A couple who cancelled their wedding FOUR times because of coronavirus restrictions finally tied the knot – despite a last minute snow storm threatening the ceremony.
Paramedics Rob Stewart, 30, and Beth Griffin, 25, managed to say their vows at the fifth time of asking in a “fairytale” wedding on Sunday (27/12).
The pair had previously seen their big day scuppered during the Covid-19 pandemic on four different occasions after they planned to get married in spring.
Their original wedding date of March 25 was cancelled as a result of Britain’s first lockdown.
They rescheduled for the same date next year but scrapped that because they thought restrictions wouldn’t allow them to have the large party they wanted.
Their third attempted wedding date was pencilled in for November 28 and they planned a small ceremony with a handful of guests.
When the second lockdown was announced they hastily brought forward their wedding to November 4 – just hours before the second lockdown.
But the couple’s dreams were dashed again when officials said they had not given the council the 28 days legal notice of the marriage.

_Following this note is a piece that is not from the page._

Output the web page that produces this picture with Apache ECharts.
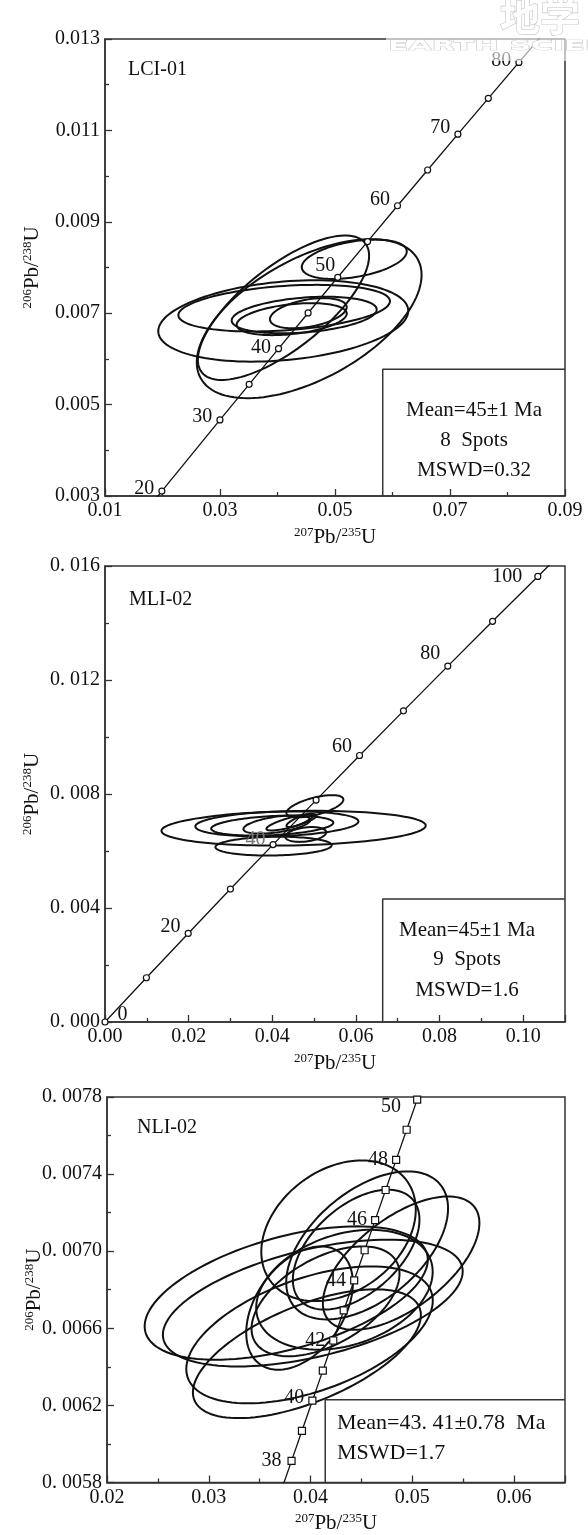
<!DOCTYPE html>
<html>
<head>
<meta charset="utf-8">
<script src="https://cdn.jsdelivr.net/npm/echarts@6/dist/echarts.min.js"></script>
<style>
  html, body { margin: 0; padding: 0; background: #fff; }
  #main { width: 588px; height: 1535px; }
</style>
</head>
<body>
<div id="main"></div>
<script>
// ==================== 数据 ====================

// LCI-01：谐和线刻度（年龄 Ma 与对应比值）
const lciAges = [20, 30, 35, 40, 45, 50, 55, 60, 65, 70, 75, 80];
const lciX = [0.01989, 0.02999, 0.03507, 0.04018, 0.04532, 0.05048, 0.05566, 0.06087, 0.06611, 0.07137, 0.07666, 0.08198];
const lciY = [0.003107, 0.004665, 0.005444, 0.006224, 0.007005, 0.007786, 0.008568, 0.009351, 0.010134, 0.010918, 0.011702, 0.012487];
const lciTagged = [20, 30, 40, 50, 60, 70, 80];
const lciTail = [[0.01855, 0.0029], [0.0868, 0.0132]];
// LCI-01：误差椭圆（中心、x/y 半宽、相关系数）
const lciCx = [0.05335, 0.04104, 0.04551, 0.04100, 0.04116, 0.04464, 0.04247, 0.04536];
const lciCy = [0.00818, 0.00712, 0.00688, 0.00683, 0.00711, 0.00696, 0.00687, 0.00700];
const lciSx = [0.00913, 0.01489, 0.01955, 0.02174, 0.01840, 0.01261, 0.00957, 0.00667];
const lciSy = [0.00043, 0.00158, 0.00174, 0.00089, 0.00051, 0.00040, 0.00035, 0.00033];
const lciRho = [0.40, 0.72, 0.55, 0.25, 0.30, 0.30, 0.35, 0.40];
const lciBox = [0.0583, 0.005775];
const lciNotes = ['Mean=45±1 Ma', '8  Spots', 'MSWD=0.32'];

// MLI-02
const mliAges = [0, 10, 20, 30, 40, 50, 60, 70, 80, 90, 100];
const mliX = [0, 0.009897, 0.019892, 0.029986, 0.04018, 0.050475, 0.060872, 0.071372, 0.081975, 0.092683, 0.1035];
const mliY = [0, 0.0015525, 0.0031073, 0.0046646, 0.0062243, 0.0077864, 0.0093509, 0.010918, 0.012487, 0.014059, 0.015633];
const mliTagged = [0, 20, 40, 60, 80, 100];
const mliTail = [null, [0.1074, 0.0162]];
const mliCx = [0.0451, 0.0411, 0.0400, 0.0403, 0.0502, 0.0411, 0.0446, 0.0480, 0.0466];
const mliCy = [0.00680, 0.00695, 0.00689, 0.00617, 0.00757, 0.00693, 0.00701, 0.00658, 0.00707];
const mliSx = [0.0316, 0.0195, 0.0146, 0.0139, 0.0068, 0.0080, 0.0060, 0.0049, 0.0032];
const mliSy = [0.00061, 0.00044, 0.00035, 0.00033, 0.00039, 0.00032, 0.00029, 0.00026, 0.00023];
const mliRho = [0.15, 0.2, 0.3, 0.1, 0.6, 0.5, 0.8, 0.3, 0.8];
const mliBox = [0.0664, 0.00432];
const mliNotes = ['Mean=45±1 Ma', '9  Spots', 'MSWD=1.6'];

// NLI-02
const nliAges = [38, 39, 40, 41, 42, 43, 44, 45, 46, 47, 48, 49, 50];
const nliX = [0.038133, 0.039156, 0.04018, 0.041205, 0.042232, 0.043258, 0.044286, 0.045315, 0.046345, 0.047376, 0.048408, 0.049441, 0.050475];
const nliY = [0.0059122, 0.0060682, 0.0062243, 0.0063804, 0.0065366, 0.0066927, 0.0068489, 0.007005, 0.0071613, 0.0073175, 0.0074738, 0.0076301, 0.0077864];
const nliTagged = [38, 40, 42, 44, 46, 48, 50];
const nliTail = [[0.03673, 0.0057], [0.05123, 0.0079]];
const nliCx = [0.04275, 0.04556, 0.0489, 0.03761, 0.04022, 0.0399, 0.03964, 0.03892, 0.04147, 0.04333, 0.04448];
const nliCy = [0.007106, 0.00703, 0.006938, 0.006783, 0.006731, 0.006566, 0.006468, 0.006705, 0.00674, 0.0068, 0.007008];
const nliSx = [0.00759, 0.00795, 0.00769, 0.01391, 0.01473, 0.01211, 0.0112, 0.00524, 0.00727, 0.00867, 0.00622];
const nliSy = [0.000365, 0.000384, 0.000346, 0.000346, 0.000329, 0.000355, 0.000334, 0.00032, 0.000285, 0.000311, 0.000311];
const nliRho = [0.3, 0.5, 0.6, 0.5, 0.5, 0.5, 0.6, 0.4, 0.5, 0.3, 0.5];
const nliBox = [0.04144, 0.006229];
const nliNotes = ['Mean=43. 41±0.78  Ma', 'MSWD=1.7'];

// ==================== 样式 ====================

const FONT = 'Liberation Serif';
const INK = '#111';
const FRAME = '#333';

const grids = [
  { left: 105, top: 39, width: 460, height: 457 },
  { left: 105, top: 566, width: 460, height: 456 },
  { left: 107, top: 1097, width: 458, height: 386 }
];

const ratioRich = {
  s: { fontSize: 13, fontFamily: FONT, color: INK, padding: [0, 0, 9, 0] }
};

function xAxisOf(gi, min, max, interval, fmt) {
  return {
    type: 'value', gridIndex: gi, min, max, interval,
    name: '{s|207}Pb/{s|235}U', nameLocation: 'middle', nameGap: 30, nameMoveOverlap: false,
    nameTextStyle: { fontFamily: FONT, fontSize: 21, color: INK, rich: ratioRich },
    axisLine: { show: true, onZero: false, lineStyle: { color: FRAME, width: 1.5 } },
    axisTick: { show: true, inside: true, length: 7, lineStyle: { color: FRAME, width: 1.3 } },
    minorTick: { show: true, splitNumber: 2, length: 4, lineStyle: { color: FRAME, width: 1.3 } },
    splitLine: { show: false },
    axisLabel: { margin: 5, fontFamily: FONT, fontSize: 20, color: INK, formatter: fmt }
  };
}

function yAxisOf(gi, min, max, interval, fmt) {
  return {
    type: 'value', gridIndex: gi, min, max, interval,
    name: '{s|206}Pb/{s|238}U', nameLocation: 'middle', nameGap: 62, nameMoveOverlap: false,
    nameTextStyle: { fontFamily: FONT, fontSize: 21, color: INK, rich: ratioRich },
    axisLine: { show: true, onZero: false, lineStyle: { color: FRAME, width: 1.5 } },
    axisTick: { show: true, inside: true, length: 7, lineStyle: { color: FRAME, width: 1.3 } },
    minorTick: { show: true, splitNumber: 2, length: 4, lineStyle: { color: FRAME, width: 1.3 } },
    splitLine: { show: false },
    axisLabel: { margin: 5, fontFamily: FONT, fontSize: 20, color: INK, formatter: fmt }
  };
}

// 椭圆：x = cx + sx·cos t, y = cy + sy·(ρ cos t + √(1-ρ²) sin t)
function ellipseShape(params, api) {
  const cx = api.value(0), cy = api.value(1), sx = api.value(2), sy = api.value(3), r = api.value(4);
  const k = Math.sqrt(1 - r * r);
  const pts = [];
  for (let i = 0; i < 120; i++) {
    const t = i / 120 * Math.PI * 2;
    pts.push(api.coord([cx + sx * Math.cos(t), cy + sy * (r * Math.cos(t) + k * Math.sin(t))]));
  }
  return {
    type: 'polygon',
    shape: { points: pts },
    style: { fill: 'none', stroke: INK, lineWidth: 2 }
  };
}

function ellipses(gi, cx, cy, sx, sy, rho) {
  return {
    type: 'custom', xAxisIndex: gi, yAxisIndex: gi,
    data: cx.map((v, i) => [v, cy[i], sx[i], sy[i], rho[i]]),
    encode: { x: 0, y: 1 },
    renderItem: ellipseShape,
    silent: true, animation: false, z: 2
  };
}

function concordia(gi, ages, xs, ys, tagged, tail, symbol, size, tagStyle) {
  const data = ages.map((a, i) => {
    const item = { value: [xs[i], ys[i]] };
    if (tagged.includes(a)) {
      item.label = Object.assign({ show: true, formatter: String(a) }, tagStyle[a] || {});
    }
    return item;
  });
  if (tail[0]) data.unshift({ value: tail[0], symbol: 'none' });
  if (tail[1]) data.push({ value: tail[1], symbol: 'none' });
  return {
    type: 'line', xAxisIndex: gi, yAxisIndex: gi, data,
    symbol, symbolSize: size, showSymbol: true, showAllSymbol: true, clip: true,
    lineStyle: { color: INK, width: 1.3 },
    itemStyle: { color: '#fff', borderColor: INK, borderWidth: 1.2 },
    label: { position: 'left', distance: 4, fontFamily: FONT, fontSize: 20, color: INK },
    silent: true, animation: false, z: 3
  };
}

// 结果框（左边与上边，另两边与坐标框重合）
function resultBox(gi, corner, xMax, yMin) {
  return {
    type: 'line', xAxisIndex: gi, yAxisIndex: gi,
    data: [[corner[0], yMin], corner, [xMax, corner[1]]],
    symbol: 'none', lineStyle: { color: FRAME, width: 1.5 },
    silent: true, animation: false, z: 4
  };
}

function noteText(x, y, text, align, size) {
  return {
    type: 'text', x, y, z: 10,
    style: {
      text, font: (size || 21) + 'px "' + FONT + '"', fill: INK,
      align: align || 'center', verticalAlign: 'middle',
      textAlign: align || 'center', textVerticalAlign: 'middle'
    }
  };
}

const fmt3 = v => v.toFixed(3);
const fmt2 = v => v.toFixed(2);

const option = {
  backgroundColor: '#fff',
  animation: false,
  grid: grids.map(g => Object.assign({ show: true, borderColor: FRAME, borderWidth: 1.5, backgroundColor: 'transparent' }, g)),
  xAxis: [
    xAxisOf(0, 0.01, 0.09, 0.02, fmt2),
    xAxisOf(1, 0, 0.11, 0.02, v => (v > 0.105 ? '' : v.toFixed(2))),
    xAxisOf(2, 0.02, 0.065, 0.01, v => (v > 0.0625 ? '' : v.toFixed(2)))
  ],
  yAxis: [
    yAxisOf(0, 0.003, 0.013, 0.002, fmt3),
    yAxisOf(1, 0, 0.016, 0.004, v => '0. ' + v.toFixed(3).slice(2)),
    yAxisOf(2, 0.0058, 0.0078, 0.0004, v => '0. ' + v.toFixed(4).slice(2))
  ],
  series: [
    ellipses(0, lciCx, lciCy, lciSx, lciSy, lciRho),
    concordia(0, lciAges, lciX, lciY, lciTagged, lciTail, 'circle', 6, {
      20: { offset: [0, -2] }, 30: { offset: [0, -3] }, 40: { offset: [0, -1] },
      50: { offset: [5, -12] }, 60: { offset: [0, -6] }, 70: { offset: [0, -6] }, 80: { offset: [0, -2] }
    }),
    resultBox(0, lciBox, 0.09, 0.003),

    ellipses(1, mliCx, mliCy, mliSx, mliSy, mliRho),
    concordia(1, mliAges, mliX, mliY, mliTagged, mliTail, 'circle', 6, {
      0: { position: 'right', distance: 9, offset: [0, -7] },
      20: { offset: [0, -7] }, 40: { offset: [0, -5], color: '#777' }, 60: { offset: [0, -9] },
      80: { offset: [0, -12] }, 100: { distance: 12 }
    }),
    resultBox(1, mliBox, 0.11, 0),

    ellipses(2, nliCx, nliCy, nliSx, nliSy, nliRho),
    concordia(2, nliAges, nliX, nliY, nliTagged, nliTail, 'rect', 7, {
      38: { distance: 6 }, 40: { offset: [0, -3] }, 50: { distance: 12, offset: [0, 7] }
    }),
    resultBox(2, nliBox, 0.065, 0.0058)
  ],
  graphic: [
    // 样品名
    noteText(128, 70, 'LCI-01', 'left', 20),
    noteText(129, 600, 'MLI-02', 'left', 20),
    noteText(137, 1128, 'NLI-02', 'left', 20),
    // 结果说明
    noteText(474, 410, lciNotes[0]),
    noteText(474, 440, lciNotes[1]),
    noteText(474, 470, lciNotes[2]),
    noteText(467, 930, mliNotes[0]),
    noteText(467, 959, mliNotes[1]),
    noteText(467, 990, mliNotes[2]),
    noteText(337, 1423, nliNotes[0], 'left', 22),
    noteText(337, 1453, nliNotes[1], 'left', 22),
    // 水印
    {
      type: 'rect', z: 20, shape: { x: 386, y: 31, width: 202, height: 30 },
      style: { fill: 'rgba(255,255,255,0.6)' }
    },
    {
      type: 'text', z: 21, x: 388, y: 46, scaleX: 1.25, scaleY: 0.62,
      style: {
        text: 'EARTH SCIENCE', font: 'bold 24px "DejaVu Sans"', fill: '#fff', stroke: '#c4c4c4', lineWidth: 1.2,
        verticalAlign: 'middle', textVerticalAlign: 'middle'
      }
    },
    {
      type: 'text', z: 21, x: 500, y: -4,
      style: {
        text: '地学', font: 'bold 40px "Noto Sans CJK SC"', fill: '#fff', stroke: '#c4c4c4', lineWidth: 1.2
      }
    }
  ]
};

const chart = echarts.init(document.getElementById('main'), null, { renderer: 'canvas' });
chart.setOption(option);
</script>
</body>
</html>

Now Rob and Beth have been delighted to finally say “I do” at a ceremony held at Worcester’s Guidhall in front of 15 friends and family.
The couple were also able to hold a small reception at Wayland’s Yard cafe bar, as the city remains in Tier 2.
Rob and Beth will have one day off before working together on the front line again for West Midlands Ambulance Service.
Rob said: “To be honest when it started snowing heavily I was worried we might have to cancel again if people couldn’t get to the Guildhall but it made it even more special.
“I’m so glad to be in tier two, as much of the country is not – so we were quite lucky with that.
“Getting married was always our priority. And everybody has been really supportive.
“It was a really nice little reception. A lot of friends and family have been stuck in a room working from home on their own, so it was really nice to actually meet up.”
Guests included Beth’s 91-year-old grandfather David and the couple were also given the free use of two Rolls Royces by Worcestershire Wedding Cars.
Beth said: “It was so lovely to have family there. Just being able to socialise with people again properly was amazing.
“It was definitely a relief that it went ahead this time, we were almost waiting for something to go wrong.
“But we count ourselves lucky to be in Tier 2 as it enabled us to have a reception as well. I can see all that changing soon so for once it looks to have worked in our favour.
“We managed to have a sit down meal, cut our cake – which was more of a stack of brownies – and have our first dance in the courtyard.
“We just played socially distanced games after that and had a wonderful time. It was a great way of ending a rubbish year.
“The snow made it quite like a fairytale too, so although it wasn’t the dream wedding with over 100 people we envisaged – it certainly came close.
“It’s just what we needed after what has been a difficult year for everybody. We certainly felt like we deserved a bit of luck after all the cancellations.”
Rob and Beth, of of Malvern, Worcs., now hope to go on honeymoon to Antigua once travel restrictions allow.
Beth added: “We’re back to work this week so a honeymoon might be a way off yet.
“We can’t really self isolate for two weeks given our jobs but hopefully we’ll be able to get a break in the not to distant future.
“We were just happy to finally get married after it being cancelled four times. We can’t thank everyone enough who made it eventually happen.”
While juggling their ever-changing wedding plans, the couple have also been working hard during the coronavirus pandemic.
Beth said previously: “I have admittedly struggled a lot this year but have had great support from work, friends and family who have kept me going.”
Rob added: “We both found it very challenging and quite overwhelming.
“There was suddenly a huge risk about going to work and catching the virus ourselves, and bringing it home to loved ones.
“We were faced with a lot of new challenges such as having to wear personal protective equipment to every patient, and in life threatening situations having to don a higher level of PPE.”